13% increase as assets soar, expenses fall

Vanguard Group has boosted its "Partnership Plan" payments to senior and veteran employees to $165.57 a share, up 13% from $146.52 last year, writes Daniel P. Wiener in a note to readers of his Independent Adviser for Vanguard Investors newsletter.

The plan "pays out millions of dollars a year to Vanguard's top dogs, while limiting most employees to a bonus that is calculated using a tricky set of variables related to their job 'grade' and tenure," Wiener adds. Vanguard declined to comment on the payment rate.

The increase is roughly in line with the S&P 500 stock index's advance for 2014. But that's not the basis for Vanguard partnership points, Wiener notes. Rather, the company factors in expense ratios and other performance measures.

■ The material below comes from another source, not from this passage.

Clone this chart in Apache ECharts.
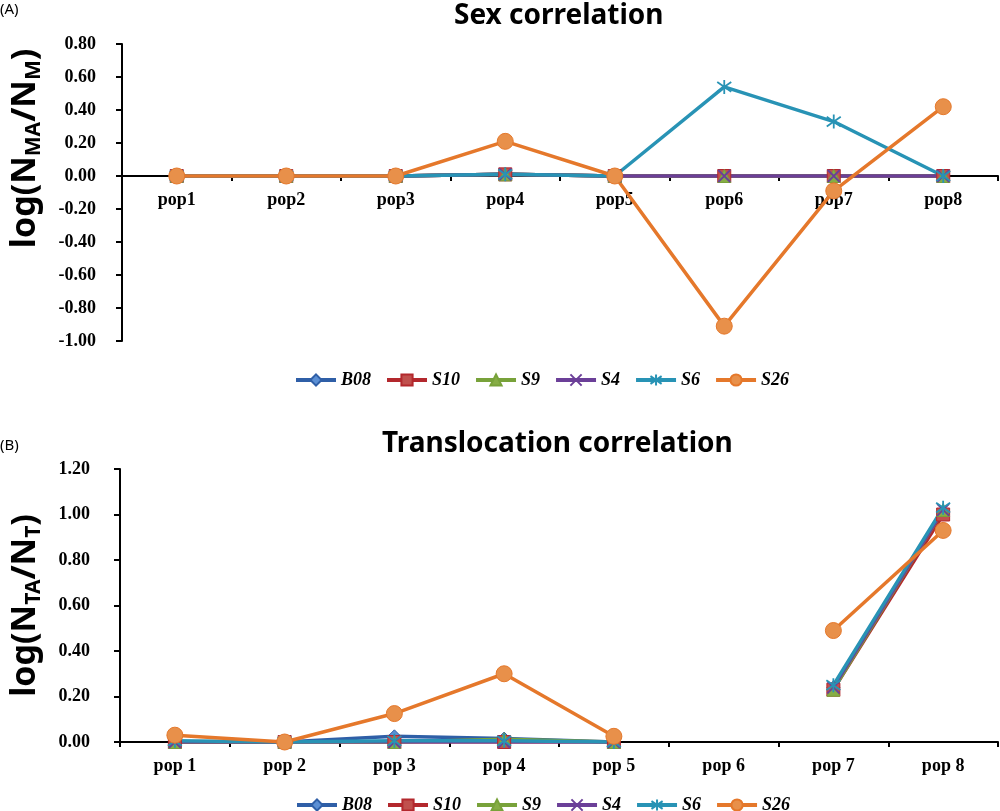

Vanguard has been adding assets by more than 70% a year over the past three years (with little change in employment and a relatively modest reduction in customer fees), Wiener notes. But instead of an extra jump in Plan payouts, employees this year received a special one-time additional bonus for the firm's 40th anniversary, he said.

Vanguard is the largest private employer in Chester County, with about 10,000 "Crew members," putting it in a league with Merck, Comcast and JPMorgan Chase & Co. among the Philadelphia region's largest corporate employers. It's tough to say how much the bonus pumps into the regional economy each year, since Vanguard doesn't report executive pay or confirm how many Crew members receive how much.

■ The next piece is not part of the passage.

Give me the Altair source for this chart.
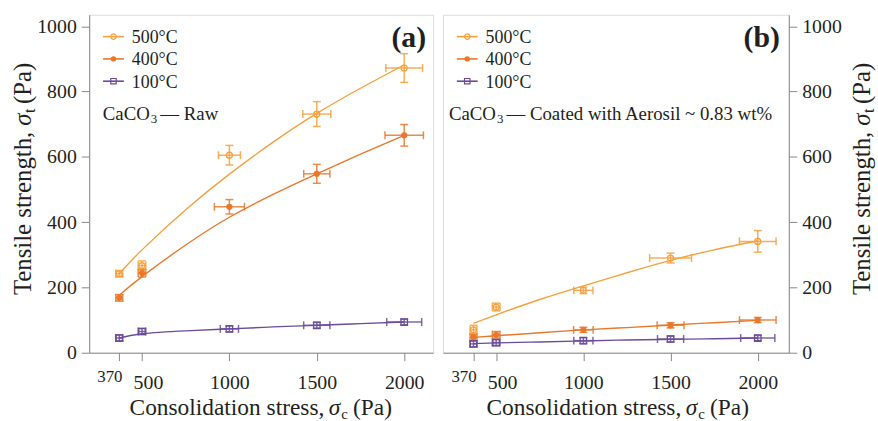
import altair as alt
import pandas as pd

FONT = "Liberation Serif"
TEXT_COLOR = "#231F20"
FRAME_COLOR = "#2A2A2A"

# ---------------- data ----------------
SERIES = ["500°C", "400°C", "100°C"]
COLORS = ["#F8A03C", "#E9782C", "#6B4C9A"]
X_VALS = [370, 500, 1000, 1500, 2000]
X_TICKS = [370, 500, 1000, 1500, 2000]
Y_TICKS = [0, 200, 400, 600, 800, 1000]

# panel (a): CaCO3 raw
A_500_Y = [242, 267, 605, 731, 872]
A_500_XERR = [20, 22, 63, 80, 105]
A_500_YERR = [10, 14, 30, 38, 44]
A_400_Y = [168, 244, 447, 548, 666]
A_400_XERR = [20, 22, 86, 75, 110]
A_400_YERR = [10, 12, 22, 29, 33]
A_100_Y = [45, 65, 73, 84, 94]
A_100_XERR = [20, 22, 52, 75, 100]
A_100_YERR = [9, 9, 9, 9, 9]

# panel (b): CaCO3 coated with Aerosil
B_500_Y = [70, 140, 191, 290, 341]
B_500_XERR = [20, 22, 55, 120, 105]
B_500_YERR = [14, 12, 10, 15, 33]
B_400_Y = [47, 55, 70, 84, 100]
B_400_XERR = [20, 22, 56, 77, 105]
B_400_YERR = [10, 10, 8, 8, 8]
B_100_Y = [27, 31, 37, 42, 45]
B_100_XERR = [20, 22, 55, 75, 98]
B_100_YERR = [9, 9, 9, 9, 8]

# fitted trend curves
FIT_X = [370, 500, 750, 1000, 1250, 1500, 1750, 2000]
FIT_A_500 = [242, 315, 438, 547, 645, 733, 810, 882]
FIT_A_400 = [176, 233, 330, 415, 485, 548, 608, 666]
FIT_A_100 = [45, 58, 67, 73, 79, 84, 89, 94]
FIT_B_500 = [90, 116, 163, 205, 245, 283, 315, 343]
FIT_B_400 = [47, 52, 61, 70, 77, 85, 92, 99]
FIT_B_100 = [28, 30, 33, 36, 39, 41, 43, 45]


def points_df(ys, xerrs, yerrs):
    rows = []
    for s, yv, xe, ye in zip(SERIES, ys, xerrs, yerrs):
        for x, y, a, b in zip(X_VALS, yv, xe, ye):
            rows.append(dict(series=s, x=x, y=y, xlo=x - a, xhi=x + a,
                             ylo=y - b, yhi=y + b))
    return pd.DataFrame(rows)


def fit_df(fits):
    rows = []
    for s, fy in zip(SERIES, fits):
        for x, y in zip(FIT_X, fy):
            rows.append(dict(series=s, x=x, y=y))
    return pd.DataFrame(rows)


def caps_df(df):
    xc = pd.concat([df[["series", "xlo", "y"]].rename(columns={"xlo": "xc"}),
                    df[["series", "xhi", "y"]].rename(columns={"xhi": "xc"})])
    yc = pd.concat([df[["series", "x", "ylo"]].rename(columns={"ylo": "yc"}),
                    df[["series", "x", "yhi"]].rename(columns={"yhi": "yc"})])
    return xc, yc


ONE = pd.DataFrame({"k": [0]})


def txt(text, x, y, size, align="left", style="normal", weight="normal",
        angle=0, baseline="alphabetic"):
    return alt.Chart(ONE).mark_text(
        text=text, align=align, baseline=baseline, font=FONT, fontSize=size,
        fontStyle=style, fontWeight=weight, angle=angle, color=TEXT_COLOR
    ).encode(x=alt.value(x), y=alt.value(y))


def panel(df, fits, tag, note, yorient, width, xdomain, xt_start, yt_x,
          bound_x):
    color = alt.Color("series:N", scale=alt.Scale(domain=SERIES, range=COLORS),
                      legend=None)
    xs = alt.Scale(domain=xdomain, nice=False, zero=False)
    ys = alt.Scale(domain=[0, 1035], nice=False, zero=False)
    xaxis = alt.Axis(
        values=X_TICKS, title=None, grid=False, tickSize=8, format="d",
        labelFont=FONT, labelColor=TEXT_COLOR, labelFlush=False,
        labelFontSize={"condition": {"test": "datum.value == 370", "value": 17},
                       "value": 20},
        labelOffset={"condition": [
            {"test": "datum.value == 370", "value": -10},
            {"test": "datum.value == 500", "value": 6}], "value": 0},
        labelPadding={"condition": {"test": "datum.value == 370", "value": 8},
                      "value": 12},
    )
    yaxis = alt.Axis(values=Y_TICKS, title=None, grid=False, orient=yorient,
                     tickSize=8, labelPadding=5, labelFont=FONT, format="d",
                     labelFontSize=20, labelColor=TEXT_COLOR)

    def X(f):
        return alt.X(f, type="quantitative", scale=xs, axis=xaxis)

    def Y(f):
        return alt.Y(f, type="quantitative", scale=ys, axis=yaxis)

    xc, yc = caps_df(df)
    base = alt.Chart(df)
    layers = []
    layers.append(alt.Chart(fit_df(fits)).mark_line(
        interpolate="natural", strokeWidth=1.4).encode(
        x=X("x"), y=Y("y"), color=color, detail="series:N"))
    layers.append(base.mark_rule(strokeWidth=1.5, opacity=0.85).encode(
        x=X("xlo"), x2="xhi", y=Y("y"), color=color))
    layers.append(base.mark_rule(strokeWidth=1.5, opacity=0.85).encode(
        x=X("x"), y=Y("ylo"), y2="yhi", color=color))
    layers.append(alt.Chart(xc).mark_tick(
        orient="vertical", size=8, thickness=1.5, opacity=0.85).encode(
        x=X("xc"), y=Y("y"), color=color))
    layers.append(alt.Chart(yc).mark_tick(
        orient="horizontal", size=8, thickness=1.5, opacity=0.85).encode(
        x=X("x"), y=Y("yc"), color=color))
    layers.append(base.transform_filter(
        alt.datum.series == SERIES[0]).mark_point(
        shape="circle", filled=False, size=36, strokeWidth=1.3, opacity=1).encode(
        x=X("x"), y=Y("y"), color=color))
    layers.append(base.transform_filter(
        alt.datum.series == SERIES[1]).mark_point(
        shape="circle", filled=True, size=40, opacity=1).encode(
        x=X("x"), y=Y("y"), color=color))
    layers.append(base.transform_filter(
        alt.datum.series == SERIES[2]).mark_point(
        shape="square", filled=False, size=42, strokeWidth=1.3, opacity=1).encode(
        x=X("x"), y=Y("y"), color=color))

    # legend
    shapes = ["circle", "circle", "square"]
    filled = [False, True, False]
    for i, (s, c) in enumerate(zip(SERIES, COLORS)):
        cy = 22 + 22.5 * i
        layers.append(alt.Chart(ONE).mark_rule(color=c, strokeWidth=1.6).encode(
            x=alt.value(14), x2=alt.value(35), y=alt.value(cy)))
        layers.append(alt.Chart(ONE).mark_point(
            shape=shapes[i], filled=filled[i], color=c, size=30, strokeWidth=1.2,
            opacity=1).encode(x=alt.value(24.5), y=alt.value(cy)))
        layers.append(txt(s, 43, cy + 6.5, 18))

    # annotation "CaCO3 — ..."
    nx = note[0]
    layers.append(txt("CaCO", nx, 106, 19))
    layers.append(txt("3", nx + 48.5, 109.5, 13))
    layers.append(txt(note[1], nx + 58, 106, 19))
    # panel tag
    layers.append(txt(tag, 340, 32, 30, align="right", weight="bold"))

    # x title
    xe = xt_start + 197
    xb = 404
    layers.append(txt("Consolidation stress,", xe, xb, 23.6, align="right"))
    layers.append(txt("σ", xe + 4.5, xb, 23.6, style="italic"))
    layers.append(txt("c", xe + 17, xb + 4, 15))
    layers.append(txt("(Pa)", xe + 29, xb, 23.6))

    # y title (rotated)
    layers.append(txt("Tensile strength,", yt_x, 118, 25, align="right", angle=270))
    layers.append(txt("σ", yt_x, 112, 25, style="italic", angle=270))
    layers.append(txt("t", yt_x + 4, 99, 16, angle=270))
    layers.append(txt("(Pa)", yt_x, 90, 25, angle=270))

    # invisible frame of the page
    layers.append(alt.Chart(ONE).mark_rule(opacity=0).encode(
        x=alt.value(bound_x), y=alt.value(-12), y2=alt.value(409)))

    return alt.layer(*layers).properties(width=width, height=341)


df_a = points_df([A_500_Y, A_400_Y, A_100_Y],
                 [A_500_XERR, A_400_XERR, A_100_XERR],
                 [A_500_YERR, A_400_YERR, A_100_YERR])
df_b = points_df([B_500_Y, B_400_Y, B_100_Y],
                 [B_500_XERR, B_400_XERR, B_100_XERR],
                 [B_500_YERR, B_400_YERR, B_100_YERR])

pa = panel(df_a, [FIT_A_500, FIT_A_400, FIT_A_100], "(a)",
           (13.7, "— Raw"), "left", 347, [198, 2165], 40.3, -58.3, -89)
pb = panel(df_b, [FIT_B_500, FIT_B_400, FIT_B_100], "(b)",
           (6, "— Coated with Aerosil ~ 0.83 wt%"), "right", 349, [195, 2178],
           43.5, 431, 433)

chart = alt.hconcat(pa, pb, spacing=8).properties(
    padding={"left": 0, "top": 0, "right": 0, "bottom": 0}
).configure_view(stroke=FRAME_COLOR, strokeWidth=1.2).configure_axis(
    domainColor=FRAME_COLOR, tickColor=FRAME_COLOR, domainWidth=1.2, tickWidth=1.2
).configure(background="white")

chart.save("out.html", embed_options={"renderer": "svg", "actions": False})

Wiener has tracked Partnership Plan bonuses since Vanguard founder Jack Bogle started the program in 1984. Most years the increase has been above 10%. Only in two years, the down-market years 2002 and 2008, was the plan rate cut (by about 10% in that last financial turndown.)  Overall the plan bonus has grown by 48 times Bogle's initial payment of $3.43 a share, about double the increase in the S&P 500 over that period.